start DATASET CONTENT

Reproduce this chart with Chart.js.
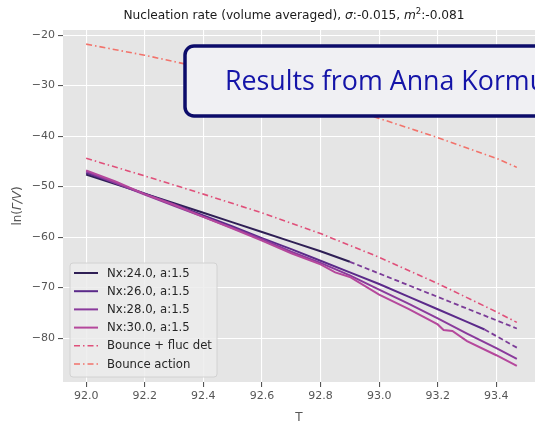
<!DOCTYPE html>
<html>
<head>
<meta charset="utf-8">
<script src="https://cdn.jsdelivr.net/npm/chart.js@4.4.1/dist/chart.umd.min.js"></script>
<style>
  html, body { margin: 0; padding: 0; background: #fff; }
  #wrap { width: 535px; height: 422px; }
</style>
</head>
<body>
<div id="wrap"><canvas id="chart" width="535" height="422"></canvas></div>
<script>
// temperatures and ln(rate/V)
const tNx24 = [92.0, 92.1, 92.2, 92.3, 92.4, 92.5, 92.6, 92.7, 92.8, 92.9];
const nx24 = [-47.6, -49.5, -51.4, -53.3, -55.2, -57.1, -59.0, -60.9, -62.8, -64.9];
const tNx24Ext = [92.9, 93.47];
const nx24Ext = [-64.9, -78.1];

const tNx26 = [92.0, 92.1, 92.2, 92.3, 92.4, 92.5, 92.6, 92.7, 92.8, 92.9, 93.0, 93.1, 93.2, 93.3, 93.36];
const nx26 = [-47.3, -49.3, -51.4, -53.5, -55.7, -57.9, -60.2, -62.4, -64.7, -67.0, -69.3, -71.8, -74.3, -76.8, -78.3];
const tNx26Ext = [93.36, 93.47];
const nx26Ext = [-78.3, -81.9];

const tNx28 = [92.0, 92.1, 92.2, 92.3, 92.4, 92.5, 92.6, 92.7, 92.8, 92.9, 93.0, 93.1, 93.2, 93.3, 93.4, 93.47];
const nx28 = [-47.0, -49.3, -51.6, -53.8, -56.0, -58.2, -60.4, -62.9, -65.1, -67.6, -70.4, -73.2, -76.1, -79.1, -82.0, -84.1];

const tNx30 = [92.0, 92.1, 92.2, 92.3, 92.4, 92.5, 92.6, 92.7, 92.8, 92.85, 92.9, 93.0, 93.1, 93.2, 93.22, 93.25, 93.3, 93.4, 93.47];
const nx30 = [-46.8, -49.0, -51.5, -53.6, -56.0, -58.3, -60.7, -63.2, -65.4, -67.0, -67.9, -71.4, -74.2, -77.3, -78.4, -78.6, -80.6, -83.4, -85.5];

const tBounce = [92.0, 92.2, 92.4, 92.6, 92.8, 93.0, 93.2, 93.4, 93.47];
const flucDet = [-44.4, -47.9, -51.5, -55.2, -59.3, -64.0, -69.2, -74.8, -76.9];
const action = [-21.8, -24.0, -26.5, -29.4, -32.8, -36.5, -40.3, -44.4, -46.2];

const xTicks = [92.0, 92.2, 92.4, 92.6, 92.8, 93.0, 93.2, 93.4];
const yTicks = [-80, -70, -60, -50, -40, -30, -20];

const legendNames = ['Nx:24.0, a:1.5', 'Nx:26.0, a:1.5', 'Nx:28.0, a:1.5', 'Nx:30.0, a:1.5', 'Bounce + fluc det', 'Bounce action'];

const cNx24 = '#2f1f55';
const cNx26 = '#5b2a8a';
const cNx28 = '#8a3a9c';
const cNx30 = '#b5489c';
const cFluc = '#e0507a';
const cAction = '#f2736b';
const cExt = '#7b3c98';
const dashDot = [6, 3, 1.5, 3];

function pts(xs, ys) {
  return xs.map((x, i) => ({ x: x, y: ys[i] }));
}

function line(label, xs, ys, color, width, dash) {
  return {
    label: label,
    data: pts(xs, ys),
    borderColor: color,
    backgroundColor: color,
    borderWidth: width,
    borderDash: dash || [],
    pointRadius: 0,
    showLine: true,
    fill: false,
    tension: 0
  };
}

const datasets = [
  line('Bounce action', tBounce, action, cAction, 1.6, dashDot),
  line('Bounce + fluc det', tBounce, flucDet, cFluc, 1.6, dashDot),
  line('ext24', tNx24Ext, nx24Ext, cExt, 1.8, [5, 3]),
  line('ext26', tNx26Ext, nx26Ext, cExt, 1.8, [5, 3]),
  line('Nx:30.0, a:1.5', tNx30, nx30, cNx30, 2),
  line('Nx:28.0, a:1.5', tNx28, nx28, cNx28, 2),
  line('Nx:26.0, a:1.5', tNx26, nx26, cNx26, 2),
  line('Nx:24.0, a:1.5', tNx24, nx24, cNx24, 2)
];

function runs(ctx, parts, x, y, align) {
  // parts: [text, font, dy]
  let total = 0;
  parts.forEach(p => { ctx.font = p[1]; total += ctx.measureText(p[0]).width; });
  let cx = align === 'center' ? x - total / 2 : x;
  parts.forEach(p => {
    ctx.font = p[1];
    ctx.fillText(p[0], cx, y + (p[2] || 0));
    cx += ctx.measureText(p[0]).width;
  });
}

const decorations = {
  id: 'decorations',
  beforeDraw(chart) {
    const ctx = chart.ctx;
    ctx.save();
    ctx.fillStyle = '#ffffff';
    ctx.fillRect(0, 0, chart.width, chart.height);
    const a = chart.chartArea;
    ctx.fillStyle = '#e5e5e5';
    ctx.fillRect(a.left, a.top, a.right - a.left, a.bottom - a.top);
    ctx.restore();
  },
  afterDatasetsDraw(chart) {
    const ctx = chart.ctx;
    ctx.save();

    // banner box
    const bx = 185, by = 46, bw = 380, bh = 70, r = 9;
    ctx.beginPath();
    ctx.moveTo(bx + r, by);
    ctx.lineTo(bx + bw - r, by);
    ctx.arcTo(bx + bw, by, bx + bw, by + r, r);
    ctx.lineTo(bx + bw, by + bh - r);
    ctx.arcTo(bx + bw, by + bh, bx + bw - r, by + bh, r);
    ctx.lineTo(bx + r, by + bh);
    ctx.arcTo(bx, by + bh, bx, by + bh - r, r);
    ctx.lineTo(bx, by + r);
    ctx.arcTo(bx, by, bx + r, by, r);
    ctx.closePath();
    ctx.fillStyle = '#f0f0f3';
    ctx.fill();
    ctx.lineWidth = 3.5;
    ctx.strokeStyle = '#0c0c6a';
    ctx.stroke();
    ctx.fillStyle = '#1414a8';
    ctx.font = '26.8px "Open Sans"';
    ctx.textBaseline = 'alphabetic';
    ctx.textAlign = 'left';
    ctx.fillText('Results from Anna Kormu', 225, 90);

    // legend
    const lx = 70, ly = 263, lw = 147, lh = 114;
    ctx.beginPath();
    ctx.roundRect(lx, ly, lw, lh, 3);
    ctx.fillStyle = 'rgba(236,236,236,0.85)';
    ctx.fill();
    ctx.lineWidth = 1;
    ctx.strokeStyle = '#d2d2d2';
    ctx.stroke();
    const legendColors = [cNx24, cNx26, cNx28, cNx30, cFluc, cAction];
    const legendDash = [[], [], [], [], dashDot, dashDot];
    ctx.font = '11.7px "DejaVu Sans"';
    ctx.textBaseline = 'middle';
    legendNames.forEach((name, i) => {
      const yy = ly + 10 + i * 18.2;
      ctx.beginPath();
      ctx.setLineDash(legendDash[i]);
      ctx.strokeStyle = legendColors[i];
      ctx.lineWidth = i < 4 ? 2 : 1.6;
      ctx.moveTo(74, yy);
      ctx.lineTo(98, yy);
      ctx.stroke();
      ctx.setLineDash([]);
      ctx.fillStyle = '#262626';
      ctx.fillText(name, 107, yy + 0.5);
    });

    // title and axis labels
    ctx.fillStyle = '#1a1a1a';
    ctx.textBaseline = 'alphabetic';
    const f = '12.2px "DejaVu Sans"';
    const fi = 'italic 12.2px "DejaVu Sans"';
    runs(ctx, [
      ['Nucleation rate (volume averaged), ', f],
      ['\u03c3', fi],
      [':-0.015, ', f],
      ['m', fi],
      ['2', '8.5px "DejaVu Sans"', -5],
      [':-0.081', f]
    ], 294, 19, 'center');

    ctx.fillStyle = '#555555';
    ctx.textAlign = 'center';
    ctx.font = '12px "DejaVu Sans"';
    ctx.fillText('T', (chart.chartArea.left + chart.chartArea.right) / 2, 421);

    ctx.translate(21, (chart.chartArea.top + chart.chartArea.bottom) / 2);
    ctx.rotate(-Math.PI / 2);
    ctx.textAlign = 'left';
    runs(ctx, [
      ['ln(', '12px "DejaVu Sans"'],
      ['\u0393/V', 'italic 12px "DejaVu Sans"'],
      [')', '12px "DejaVu Sans"']
    ], 0, 0, 'center');
    ctx.restore();
  }
};

new Chart(document.getElementById('chart'), {
  type: 'scatter',
  data: { datasets: datasets },
  options: {
    responsive: false,
    devicePixelRatio: 1,
    animation: false,
    layout: { padding: { top: 30, right: 0, left: 0, bottom: 0 } },
    plugins: {
      legend: { display: false },
      title: { display: false },
      tooltip: { enabled: false }
    },
    scales: {
      x: {
        type: 'linear',
        min: 91.921,
        max: 93.532,
        afterFit: s => { s.height = 40; },
        afterBuildTicks: s => { s.ticks = xTicks.map(v => ({ value: v })); },
        border: { display: false },
        grid: { color: '#ffffff', lineWidth: 1.1, tickColor: '#555555', tickLength: 5 },
        ticks: {
          color: '#555555',
          font: { family: 'DejaVu Sans', size: 11 },
          padding: 3,
          maxRotation: 0,
          callback: v => v.toFixed(1)
        }
      },
      y: {
        type: 'linear',
        min: -88.7,
        max: -19.0,
        afterFit: s => { s.width = 63; },
        afterBuildTicks: s => { s.ticks = yTicks.map(v => ({ value: v })); },
        border: { display: false },
        grid: { color: '#ffffff', lineWidth: 1.1, tickColor: '#555555', tickLength: 5 },
        ticks: {
          color: '#555555',
          font: { family: 'DejaVu Sans', size: 11 },
          padding: 3,
          callback: v => String(v).replace('-', '\u2212')
        }
      }
    }
  },
  plugins: [decorations]
});
</script>
</body>
</html>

end DATASET CONTENT

# YOUR OBJECTIVE:
Pictures stay out. Print the data exactly, from its first line through the line containing "-40.3, -44.4, -46.2];".

# RESULT:
Reproduce this chart with Chart.js.
<!DOCTYPE html>
<html>
<head>
<meta charset="utf-8">
<script src="https://cdn.jsdelivr.net/npm/chart.js@4.4.1/dist/chart.umd.min.js"></script>
<style>
  html, body { margin: 0; padding: 0; background: #fff; }
  #wrap { width: 535px; height: 422px; }
</style>
</head>
<body>
<div id="wrap"><canvas id="chart" width="535" height="422"></canvas></div>
<script>
// temperatures and ln(rate/V)
const tNx24 = [92.0, 92.1, 92.2, 92.3, 92.4, 92.5, 92.6, 92.7, 92.8, 92.9];
const nx24 = [-47.6, -49.5, -51.4, -53.3, -55.2, -57.1, -59.0, -60.9, -62.8, -64.9];
const tNx24Ext = [92.9, 93.47];
const nx24Ext = [-64.9, -78.1];

const tNx26 = [92.0, 92.1, 92.2, 92.3, 92.4, 92.5, 92.6, 92.7, 92.8, 92.9, 93.0, 93.1, 93.2, 93.3, 93.36];
const nx26 = [-47.3, -49.3, -51.4, -53.5, -55.7, -57.9, -60.2, -62.4, -64.7, -67.0, -69.3, -71.8, -74.3, -76.8, -78.3];
const tNx26Ext = [93.36, 93.47];
const nx26Ext = [-78.3, -81.9];

const tNx28 = [92.0, 92.1, 92.2, 92.3, 92.4, 92.5, 92.6, 92.7, 92.8, 92.9, 93.0, 93.1, 93.2, 93.3, 93.4, 93.47];
const nx28 = [-47.0, -49.3, -51.6, -53.8, -56.0, -58.2, -60.4, -62.9, -65.1, -67.6, -70.4, -73.2, -76.1, -79.1, -82.0, -84.1];

const tNx30 = [92.0, 92.1, 92.2, 92.3, 92.4, 92.5, 92.6, 92.7, 92.8, 92.85, 92.9, 93.0, 93.1, 93.2, 93.22, 93.25, 93.3, 93.4, 93.47];
const nx30 = [-46.8, -49.0, -51.5, -53.6, -56.0, -58.3, -60.7, -63.2, -65.4, -67.0, -67.9, -71.4, -74.2, -77.3, -78.4, -78.6, -80.6, -83.4, -85.5];

const tBounce = [92.0, 92.2, 92.4, 92.6, 92.8, 93.0, 93.2, 93.4, 93.47];
const flucDet = [-44.4, -47.9, -51.5, -55.2, -59.3, -64.0, -69.2, -74.8, -76.9];
const action = [-21.8, -24.0, -26.5, -29.4, -32.8, -36.5, -40.3, -44.4, -46.2];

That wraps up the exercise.